WORK REQUIRED:
Retype, exactly as they stand, the lines from the start of the data to the line that contains "yMinor = d3.range(1, 33).map(d", both ends included. Leave the pictures out.

Dataset records:
================
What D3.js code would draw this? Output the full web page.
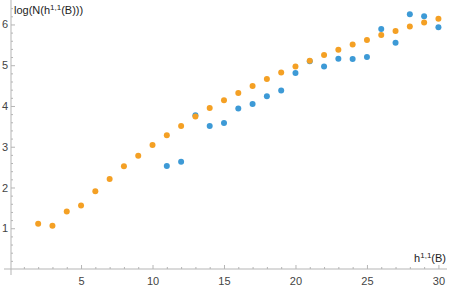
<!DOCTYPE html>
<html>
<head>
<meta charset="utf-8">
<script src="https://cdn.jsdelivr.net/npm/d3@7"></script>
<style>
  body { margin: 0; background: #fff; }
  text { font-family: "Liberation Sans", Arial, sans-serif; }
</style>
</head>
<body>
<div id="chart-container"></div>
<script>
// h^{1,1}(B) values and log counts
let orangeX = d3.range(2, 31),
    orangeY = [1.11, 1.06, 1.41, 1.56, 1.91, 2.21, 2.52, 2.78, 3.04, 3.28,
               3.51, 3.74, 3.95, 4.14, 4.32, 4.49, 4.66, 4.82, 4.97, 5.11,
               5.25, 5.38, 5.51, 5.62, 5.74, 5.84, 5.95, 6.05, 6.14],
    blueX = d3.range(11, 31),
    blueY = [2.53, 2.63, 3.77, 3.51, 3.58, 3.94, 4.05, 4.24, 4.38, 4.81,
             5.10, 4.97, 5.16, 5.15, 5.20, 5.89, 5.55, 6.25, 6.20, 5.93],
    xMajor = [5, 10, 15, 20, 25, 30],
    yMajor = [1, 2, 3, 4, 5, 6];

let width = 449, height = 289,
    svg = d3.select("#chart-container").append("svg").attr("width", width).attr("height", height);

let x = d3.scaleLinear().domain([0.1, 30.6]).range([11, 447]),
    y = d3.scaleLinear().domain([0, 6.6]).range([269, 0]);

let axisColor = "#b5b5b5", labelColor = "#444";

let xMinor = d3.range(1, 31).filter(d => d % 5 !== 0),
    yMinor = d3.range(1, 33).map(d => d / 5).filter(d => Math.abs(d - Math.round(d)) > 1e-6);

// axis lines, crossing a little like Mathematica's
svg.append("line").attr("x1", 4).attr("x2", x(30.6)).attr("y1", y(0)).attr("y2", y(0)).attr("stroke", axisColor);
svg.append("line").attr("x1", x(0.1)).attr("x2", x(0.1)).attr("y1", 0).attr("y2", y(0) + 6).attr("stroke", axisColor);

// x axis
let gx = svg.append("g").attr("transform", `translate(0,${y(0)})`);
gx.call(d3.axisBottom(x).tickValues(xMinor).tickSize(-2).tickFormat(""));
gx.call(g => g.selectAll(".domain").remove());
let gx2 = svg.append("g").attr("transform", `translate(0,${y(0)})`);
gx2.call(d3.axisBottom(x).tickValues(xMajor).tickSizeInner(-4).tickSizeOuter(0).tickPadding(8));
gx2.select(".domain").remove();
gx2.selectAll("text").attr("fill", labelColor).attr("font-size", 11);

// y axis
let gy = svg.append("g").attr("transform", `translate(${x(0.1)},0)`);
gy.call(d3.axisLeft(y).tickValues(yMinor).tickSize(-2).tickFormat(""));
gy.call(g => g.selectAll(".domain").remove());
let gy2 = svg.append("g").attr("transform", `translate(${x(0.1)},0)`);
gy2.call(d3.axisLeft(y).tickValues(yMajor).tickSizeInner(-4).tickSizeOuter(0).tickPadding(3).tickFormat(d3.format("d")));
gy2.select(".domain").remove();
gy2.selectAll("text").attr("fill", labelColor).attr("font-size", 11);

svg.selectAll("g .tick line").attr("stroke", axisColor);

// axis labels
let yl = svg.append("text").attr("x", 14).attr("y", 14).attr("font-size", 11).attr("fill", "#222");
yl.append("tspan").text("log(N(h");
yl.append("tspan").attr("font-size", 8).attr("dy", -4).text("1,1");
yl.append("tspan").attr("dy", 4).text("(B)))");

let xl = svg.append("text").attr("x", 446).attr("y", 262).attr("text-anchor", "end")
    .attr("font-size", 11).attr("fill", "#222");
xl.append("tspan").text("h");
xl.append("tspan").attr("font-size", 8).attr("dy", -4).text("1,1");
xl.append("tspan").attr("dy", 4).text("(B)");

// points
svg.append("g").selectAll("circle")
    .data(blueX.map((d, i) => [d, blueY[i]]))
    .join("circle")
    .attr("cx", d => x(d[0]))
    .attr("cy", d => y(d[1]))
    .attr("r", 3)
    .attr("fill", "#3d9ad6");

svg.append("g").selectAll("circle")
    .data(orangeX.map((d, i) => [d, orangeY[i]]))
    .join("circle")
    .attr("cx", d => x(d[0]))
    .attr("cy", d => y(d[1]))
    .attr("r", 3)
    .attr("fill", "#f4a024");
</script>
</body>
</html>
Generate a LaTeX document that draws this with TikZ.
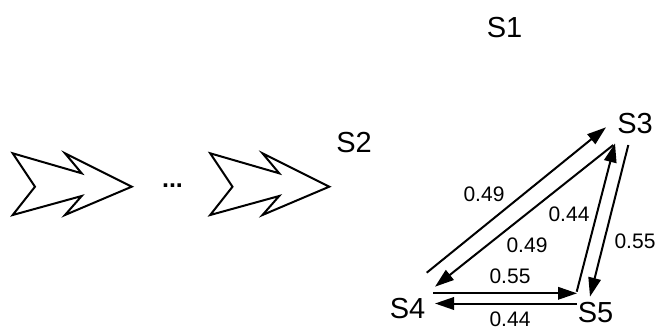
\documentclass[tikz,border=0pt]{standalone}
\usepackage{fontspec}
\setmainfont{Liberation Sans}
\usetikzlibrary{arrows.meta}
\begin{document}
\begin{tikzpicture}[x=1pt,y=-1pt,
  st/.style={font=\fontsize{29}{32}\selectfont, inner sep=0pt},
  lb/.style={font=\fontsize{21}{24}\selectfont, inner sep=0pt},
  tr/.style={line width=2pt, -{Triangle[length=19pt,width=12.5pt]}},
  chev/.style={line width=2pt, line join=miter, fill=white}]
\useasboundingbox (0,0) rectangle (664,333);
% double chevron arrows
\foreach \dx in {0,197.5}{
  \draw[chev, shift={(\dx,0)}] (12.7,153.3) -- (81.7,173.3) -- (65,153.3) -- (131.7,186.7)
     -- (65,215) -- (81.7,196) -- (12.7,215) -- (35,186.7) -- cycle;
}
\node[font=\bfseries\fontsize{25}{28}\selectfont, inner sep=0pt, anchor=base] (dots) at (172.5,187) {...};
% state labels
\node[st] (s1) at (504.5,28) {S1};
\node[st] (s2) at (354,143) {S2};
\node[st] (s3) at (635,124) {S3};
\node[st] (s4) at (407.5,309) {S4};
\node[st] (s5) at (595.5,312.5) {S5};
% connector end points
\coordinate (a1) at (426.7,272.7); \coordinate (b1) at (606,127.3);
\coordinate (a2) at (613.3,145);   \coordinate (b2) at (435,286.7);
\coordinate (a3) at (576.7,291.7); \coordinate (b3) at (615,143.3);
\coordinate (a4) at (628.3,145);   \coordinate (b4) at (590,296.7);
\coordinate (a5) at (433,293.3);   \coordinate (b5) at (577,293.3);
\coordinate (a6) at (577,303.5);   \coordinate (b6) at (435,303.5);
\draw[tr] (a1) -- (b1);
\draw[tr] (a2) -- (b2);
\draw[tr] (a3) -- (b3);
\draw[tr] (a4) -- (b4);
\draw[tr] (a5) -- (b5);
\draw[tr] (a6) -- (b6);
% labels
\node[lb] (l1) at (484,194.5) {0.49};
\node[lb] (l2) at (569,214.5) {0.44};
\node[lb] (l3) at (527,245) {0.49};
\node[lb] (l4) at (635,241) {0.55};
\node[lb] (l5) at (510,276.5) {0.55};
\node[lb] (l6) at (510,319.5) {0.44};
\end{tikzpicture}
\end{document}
================
RESPONSE TO THE TASK:
What D3.js code would draw this? Output the full web page.
<!DOCTYPE html>
<html>
<head>
<meta charset="utf-8">
<script src="https://cdn.jsdelivr.net/npm/d3@7"></script>
<style>
  body { margin: 0; background: #fff; }
  text { font-family: "Liberation Sans", Arial, sans-serif; }
</style>
</head>
<body>
<div id="chart-container"></div>
<script>
// h^{1,1}(B) values and log counts
let orangeX = d3.range(2, 31),
    orangeY = [1.11, 1.06, 1.41, 1.56, 1.91, 2.21, 2.52, 2.78, 3.04, 3.28,
               3.51, 3.74, 3.95, 4.14, 4.32, 4.49, 4.66, 4.82, 4.97, 5.11,
               5.25, 5.38, 5.51, 5.62, 5.74, 5.84, 5.95, 6.05, 6.14],
    blueX = d3.range(11, 31),
    blueY = [2.53, 2.63, 3.77, 3.51, 3.58, 3.94, 4.05, 4.24, 4.38, 4.81,
             5.10, 4.97, 5.16, 5.15, 5.20, 5.89, 5.55, 6.25, 6.20, 5.93],
    xMajor = [5, 10, 15, 20, 25, 30],
    yMajor = [1, 2, 3, 4, 5, 6];

let width = 449, height = 289,
    svg = d3.select("#chart-container").append("svg").attr("width", width).attr("height", height);

let x = d3.scaleLinear().domain([0.1, 30.6]).range([11, 447]),
    y = d3.scaleLinear().domain([0, 6.6]).range([269, 0]);

let axisColor = "#b5b5b5", labelColor = "#444";

let xMinor = d3.range(1, 31).filter(d => d % 5 !== 0),
    yMinor = d3.range(1, 33).map(d => d / 5).filter(d => Math.abs(d - Math.round(d)) > 1e-6);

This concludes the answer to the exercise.